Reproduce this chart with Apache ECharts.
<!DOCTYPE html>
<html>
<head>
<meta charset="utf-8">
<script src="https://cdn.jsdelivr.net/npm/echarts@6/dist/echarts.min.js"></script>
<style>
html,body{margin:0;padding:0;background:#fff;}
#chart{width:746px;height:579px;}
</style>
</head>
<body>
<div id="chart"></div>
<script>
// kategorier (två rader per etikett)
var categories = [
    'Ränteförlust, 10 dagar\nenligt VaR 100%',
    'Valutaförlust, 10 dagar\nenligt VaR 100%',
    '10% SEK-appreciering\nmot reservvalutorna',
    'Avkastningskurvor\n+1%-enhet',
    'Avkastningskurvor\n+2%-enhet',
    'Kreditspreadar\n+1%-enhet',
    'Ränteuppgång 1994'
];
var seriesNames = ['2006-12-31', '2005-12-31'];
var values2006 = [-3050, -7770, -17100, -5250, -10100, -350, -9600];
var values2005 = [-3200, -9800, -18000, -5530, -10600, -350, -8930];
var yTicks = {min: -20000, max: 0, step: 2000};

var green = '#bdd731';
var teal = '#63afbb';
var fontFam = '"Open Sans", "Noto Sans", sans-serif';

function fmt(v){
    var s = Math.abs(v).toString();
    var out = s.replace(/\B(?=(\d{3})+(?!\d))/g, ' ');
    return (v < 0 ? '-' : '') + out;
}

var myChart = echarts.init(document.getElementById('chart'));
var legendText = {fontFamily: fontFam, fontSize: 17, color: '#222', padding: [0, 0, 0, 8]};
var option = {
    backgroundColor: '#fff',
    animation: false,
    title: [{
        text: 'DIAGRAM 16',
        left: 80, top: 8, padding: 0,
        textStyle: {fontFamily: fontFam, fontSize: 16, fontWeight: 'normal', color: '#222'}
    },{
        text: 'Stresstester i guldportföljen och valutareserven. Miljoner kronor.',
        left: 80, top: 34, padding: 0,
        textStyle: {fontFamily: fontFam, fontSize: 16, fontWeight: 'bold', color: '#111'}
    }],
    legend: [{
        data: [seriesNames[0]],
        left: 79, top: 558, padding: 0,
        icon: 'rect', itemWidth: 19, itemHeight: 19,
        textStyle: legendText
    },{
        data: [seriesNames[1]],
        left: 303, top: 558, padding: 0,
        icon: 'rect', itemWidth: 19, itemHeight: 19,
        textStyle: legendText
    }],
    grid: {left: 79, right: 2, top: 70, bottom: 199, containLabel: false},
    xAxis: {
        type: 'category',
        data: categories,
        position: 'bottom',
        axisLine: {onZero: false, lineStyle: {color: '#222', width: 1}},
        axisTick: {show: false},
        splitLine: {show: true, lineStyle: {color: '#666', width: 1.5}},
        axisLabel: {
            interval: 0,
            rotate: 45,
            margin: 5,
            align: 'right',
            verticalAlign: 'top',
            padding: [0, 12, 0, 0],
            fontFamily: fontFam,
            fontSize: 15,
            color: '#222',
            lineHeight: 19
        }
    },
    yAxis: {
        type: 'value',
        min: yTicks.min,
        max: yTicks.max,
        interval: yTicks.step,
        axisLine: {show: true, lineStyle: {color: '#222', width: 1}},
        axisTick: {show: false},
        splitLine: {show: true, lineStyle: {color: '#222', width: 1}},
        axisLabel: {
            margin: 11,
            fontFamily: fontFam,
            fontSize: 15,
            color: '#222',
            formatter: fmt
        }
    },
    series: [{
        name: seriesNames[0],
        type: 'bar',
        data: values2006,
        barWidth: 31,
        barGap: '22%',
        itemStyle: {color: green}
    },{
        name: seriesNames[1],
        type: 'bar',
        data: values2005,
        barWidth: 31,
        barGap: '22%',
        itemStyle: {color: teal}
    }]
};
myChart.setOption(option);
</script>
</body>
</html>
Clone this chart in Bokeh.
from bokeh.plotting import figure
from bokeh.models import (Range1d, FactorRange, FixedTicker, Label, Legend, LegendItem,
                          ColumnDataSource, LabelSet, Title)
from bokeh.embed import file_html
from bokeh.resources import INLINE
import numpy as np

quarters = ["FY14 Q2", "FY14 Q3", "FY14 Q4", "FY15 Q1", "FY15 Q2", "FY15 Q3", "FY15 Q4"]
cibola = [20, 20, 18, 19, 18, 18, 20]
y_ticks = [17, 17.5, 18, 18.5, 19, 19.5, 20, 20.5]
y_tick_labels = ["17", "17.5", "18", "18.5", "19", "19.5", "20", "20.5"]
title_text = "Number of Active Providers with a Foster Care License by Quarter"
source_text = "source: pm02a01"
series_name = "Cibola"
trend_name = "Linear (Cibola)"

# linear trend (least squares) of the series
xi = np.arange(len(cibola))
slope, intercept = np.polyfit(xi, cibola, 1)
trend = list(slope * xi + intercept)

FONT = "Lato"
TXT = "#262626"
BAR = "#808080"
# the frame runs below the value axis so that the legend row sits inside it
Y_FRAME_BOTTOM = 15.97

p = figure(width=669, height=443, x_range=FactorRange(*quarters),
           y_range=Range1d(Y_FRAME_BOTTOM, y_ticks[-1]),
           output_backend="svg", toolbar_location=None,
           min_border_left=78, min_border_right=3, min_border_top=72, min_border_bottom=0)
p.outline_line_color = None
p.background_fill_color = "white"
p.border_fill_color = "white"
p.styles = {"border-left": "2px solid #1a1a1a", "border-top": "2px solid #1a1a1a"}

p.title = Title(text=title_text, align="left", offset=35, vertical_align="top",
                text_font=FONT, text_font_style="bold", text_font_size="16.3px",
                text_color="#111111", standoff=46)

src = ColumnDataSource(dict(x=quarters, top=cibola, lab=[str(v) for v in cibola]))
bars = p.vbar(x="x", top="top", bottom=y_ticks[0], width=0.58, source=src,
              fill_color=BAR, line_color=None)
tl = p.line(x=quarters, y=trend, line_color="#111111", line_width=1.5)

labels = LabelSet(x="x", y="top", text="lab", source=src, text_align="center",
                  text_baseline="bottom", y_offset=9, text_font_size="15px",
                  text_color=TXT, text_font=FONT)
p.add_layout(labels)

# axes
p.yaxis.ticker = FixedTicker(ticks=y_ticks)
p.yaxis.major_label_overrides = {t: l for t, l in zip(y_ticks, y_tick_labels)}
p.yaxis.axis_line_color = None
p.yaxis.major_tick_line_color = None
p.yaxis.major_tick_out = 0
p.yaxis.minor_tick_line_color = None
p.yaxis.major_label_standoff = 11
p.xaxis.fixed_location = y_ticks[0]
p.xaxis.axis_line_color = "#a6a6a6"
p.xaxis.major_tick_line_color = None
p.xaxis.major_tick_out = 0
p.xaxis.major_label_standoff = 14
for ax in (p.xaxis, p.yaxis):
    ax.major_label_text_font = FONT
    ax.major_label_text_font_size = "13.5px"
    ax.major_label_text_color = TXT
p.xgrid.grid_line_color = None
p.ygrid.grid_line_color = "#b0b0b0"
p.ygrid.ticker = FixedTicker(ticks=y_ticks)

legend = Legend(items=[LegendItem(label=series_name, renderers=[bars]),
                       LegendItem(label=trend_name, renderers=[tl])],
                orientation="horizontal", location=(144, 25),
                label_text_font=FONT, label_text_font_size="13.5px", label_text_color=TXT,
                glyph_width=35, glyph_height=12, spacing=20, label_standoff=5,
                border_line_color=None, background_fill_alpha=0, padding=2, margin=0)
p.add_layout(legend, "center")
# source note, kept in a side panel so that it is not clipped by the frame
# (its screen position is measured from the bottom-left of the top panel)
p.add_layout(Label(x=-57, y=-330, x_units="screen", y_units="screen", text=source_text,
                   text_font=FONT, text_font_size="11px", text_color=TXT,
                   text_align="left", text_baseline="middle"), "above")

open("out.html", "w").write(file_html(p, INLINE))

******

→ REQUEST
Go through the listing above and restate it word for word.

→ EXERCISE RESULT
Reproduce this chart with Apache ECharts.
<!DOCTYPE html>
<html>
<head>
<meta charset="utf-8">
<script src="https://cdn.jsdelivr.net/npm/echarts@6/dist/echarts.min.js"></script>
<style>
html,body{margin:0;padding:0;background:#fff;}
#chart{width:746px;height:579px;}
</style>
</head>
<body>
<div id="chart"></div>
<script>
// kategorier (två rader per etikett)
var categories = [
    'Ränteförlust, 10 dagar\nenligt VaR 100%',
    'Valutaförlust, 10 dagar\nenligt VaR 100%',
    '10% SEK-appreciering\nmot reservvalutorna',
    'Avkastningskurvor\n+1%-enhet',
    'Avkastningskurvor\n+2%-enhet',
    'Kreditspreadar\n+1%-enhet',
    'Ränteuppgång 1994'
];
var seriesNames = ['2006-12-31', '2005-12-31'];
var values2006 = [-3050, -7770, -17100, -5250, -10100, -350, -9600];
var values2005 = [-3200, -9800, -18000, -5530, -10600, -350, -8930];
var yTicks = {min: -20000, max: 0, step: 2000};

var green = '#bdd731';
var teal = '#63afbb';
var fontFam = '"Open Sans", "Noto Sans", sans-serif';

function fmt(v){
    var s = Math.abs(v).toString();
    var out = s.replace(/\B(?=(\d{3})+(?!\d))/g, ' ');
    return (v < 0 ? '-' : '') + out;
}

var myChart = echarts.init(document.getElementById('chart'));
var legendText = {fontFamily: fontFam, fontSize: 17, color: '#222', padding: [0, 0, 0, 8]};
var option = {
    backgroundColor: '#fff',
    animation: false,
    title: [{
        text: 'DIAGRAM 16',
        left: 80, top: 8, padding: 0,
        textStyle: {fontFamily: fontFam, fontSize: 16, fontWeight: 'normal', color: '#222'}
    },{
        text: 'Stresstester i guldportföljen och valutareserven. Miljoner kronor.',
        left: 80, top: 34, padding: 0,
        textStyle: {fontFamily: fontFam, fontSize: 16, fontWeight: 'bold', color: '#111'}
    }],
    legend: [{
        data: [seriesNames[0]],
        left: 79, top: 558, padding: 0,
        icon: 'rect', itemWidth: 19, itemHeight: 19,
        textStyle: legendText
    },{
        data: [seriesNames[1]],
        left: 303, top: 558, padding: 0,
        icon: 'rect', itemWidth: 19, itemHeight: 19,
        textStyle: legendText
    }],
    grid: {left: 79, right: 2, top: 70, bottom: 199, containLabel: false},
    xAxis: {
        type: 'category',
        data: categories,
        position: 'bottom',
        axisLine: {onZero: false, lineStyle: {color: '#222', width: 1}},
        axisTick: {show: false},
        splitLine: {show: true, lineStyle: {color: '#666', width: 1.5}},
        axisLabel: {
            interval: 0,
            rotate: 45,
            margin: 5,
            align: 'right',
            verticalAlign: 'top',
            padding: [0, 12, 0, 0],
            fontFamily: fontFam,
            fontSize: 15,
            color: '#222',
            lineHeight: 19
        }
    },
    yAxis: {
        type: 'value',
        min: yTicks.min,
        max: yTicks.max,
        interval: yTicks.step,
        axisLine: {show: true, lineStyle: {color: '#222', width: 1}},
        axisTick: {show: false},
        splitLine: {show: true, lineStyle: {color: '#222', width: 1}},
        axisLabel: {
            margin: 11,
            fontFamily: fontFam,
            fontSize: 15,
            color: '#222',
            formatter: fmt
        }
    },
    series: [{
        name: seriesNames[0],
        type: 'bar',
        data: values2006,
        barWidth: 31,
        barGap: '22%',
        itemStyle: {color: green}
    },{
        name: seriesNames[1],
        type: 'bar',
        data: values2005,
        barWidth: 31,
        barGap: '22%',
        itemStyle: {color: teal}
    }]
};
myChart.setOption(option);
</script>
</body>
</html>
Clone this chart in Bokeh.
from bokeh.plotting import figure
from bokeh.models import (Range1d, FactorRange, FixedTicker, Label, Legend, LegendItem,
                          ColumnDataSource, LabelSet, Title)
from bokeh.embed import file_html
from bokeh.resources import INLINE
import numpy as np

quarters = ["FY14 Q2", "FY14 Q3", "FY14 Q4", "FY15 Q1", "FY15 Q2", "FY15 Q3", "FY15 Q4"]
cibola = [20, 20, 18, 19, 18, 18, 20]
y_ticks = [17, 17.5, 18, 18.5, 19, 19.5, 20, 20.5]
y_tick_labels = ["17", "17.5", "18", "18.5", "19", "19.5", "20", "20.5"]
title_text = "Number of Active Providers with a Foster Care License by Quarter"
source_text = "source: pm02a01"
series_name = "Cibola"
trend_name = "Linear (Cibola)"

# linear trend (least squares) of the series
xi = np.arange(len(cibola))
slope, intercept = np.polyfit(xi, cibola, 1)
trend = list(slope * xi + intercept)

FONT = "Lato"
TXT = "#262626"
BAR = "#808080"
# the frame runs below the value axis so that the legend row sits inside it
Y_FRAME_BOTTOM = 15.97

p = figure(width=669, height=443, x_range=FactorRange(*quarters),
           y_range=Range1d(Y_FRAME_BOTTOM, y_ticks[-1]),
           output_backend="svg", toolbar_location=None,
           min_border_left=78, min_border_right=3, min_border_top=72, min_border_bottom=0)
p.outline_line_color = None
p.background_fill_color = "white"
p.border_fill_color = "white"
p.styles = {"border-left": "2px solid #1a1a1a", "border-top": "2px solid #1a1a1a"}

p.title = Title(text=title_text, align="left", offset=35, vertical_align="top",
                text_font=FONT, text_font_style="bold", text_font_size="16.3px",
                text_color="#111111", standoff=46)

src = ColumnDataSource(dict(x=quarters, top=cibola, lab=[str(v) for v in cibola]))
bars = p.vbar(x="x", top="top", bottom=y_ticks[0], width=0.58, source=src,
              fill_color=BAR, line_color=None)
tl = p.line(x=quarters, y=trend, line_color="#111111", line_width=1.5)

labels = LabelSet(x="x", y="top", text="lab", source=src, text_align="center",
                  text_baseline="bottom", y_offset=9, text_font_size="15px",
                  text_color=TXT, text_font=FONT)
p.add_layout(labels)

# axes
p.yaxis.ticker = FixedTicker(ticks=y_ticks)
p.yaxis.major_label_overrides = {t: l for t, l in zip(y_ticks, y_tick_labels)}
p.yaxis.axis_line_color = None
p.yaxis.major_tick_line_color = None
p.yaxis.major_tick_out = 0
p.yaxis.minor_tick_line_color = None
p.yaxis.major_label_standoff = 11
p.xaxis.fixed_location = y_ticks[0]
p.xaxis.axis_line_color = "#a6a6a6"
p.xaxis.major_tick_line_color = None
p.xaxis.major_tick_out = 0
p.xaxis.major_label_standoff = 14
for ax in (p.xaxis, p.yaxis):
    ax.major_label_text_font = FONT
    ax.major_label_text_font_size = "13.5px"
    ax.major_label_text_color = TXT
p.xgrid.grid_line_color = None
p.ygrid.grid_line_color = "#b0b0b0"
p.ygrid.ticker = FixedTicker(ticks=y_ticks)

legend = Legend(items=[LegendItem(label=series_name, renderers=[bars]),
                       LegendItem(label=trend_name, renderers=[tl])],
                orientation="horizontal", location=(144, 25),
                label_text_font=FONT, label_text_font_size="13.5px", label_text_color=TXT,
                glyph_width=35, glyph_height=12, spacing=20, label_standoff=5,
                border_line_color=None, background_fill_alpha=0, padding=2, margin=0)
p.add_layout(legend, "center")
# source note, kept in a side panel so that it is not clipped by the frame
# (its screen position is measured from the bottom-left of the top panel)
p.add_layout(Label(x=-57, y=-330, x_units="screen", y_units="screen", text=source_text,
                   text_font=FONT, text_font_size="11px", text_color=TXT,
                   text_align="left", text_baseline="middle"), "above")

open("out.html", "w").write(file_html(p, INLINE))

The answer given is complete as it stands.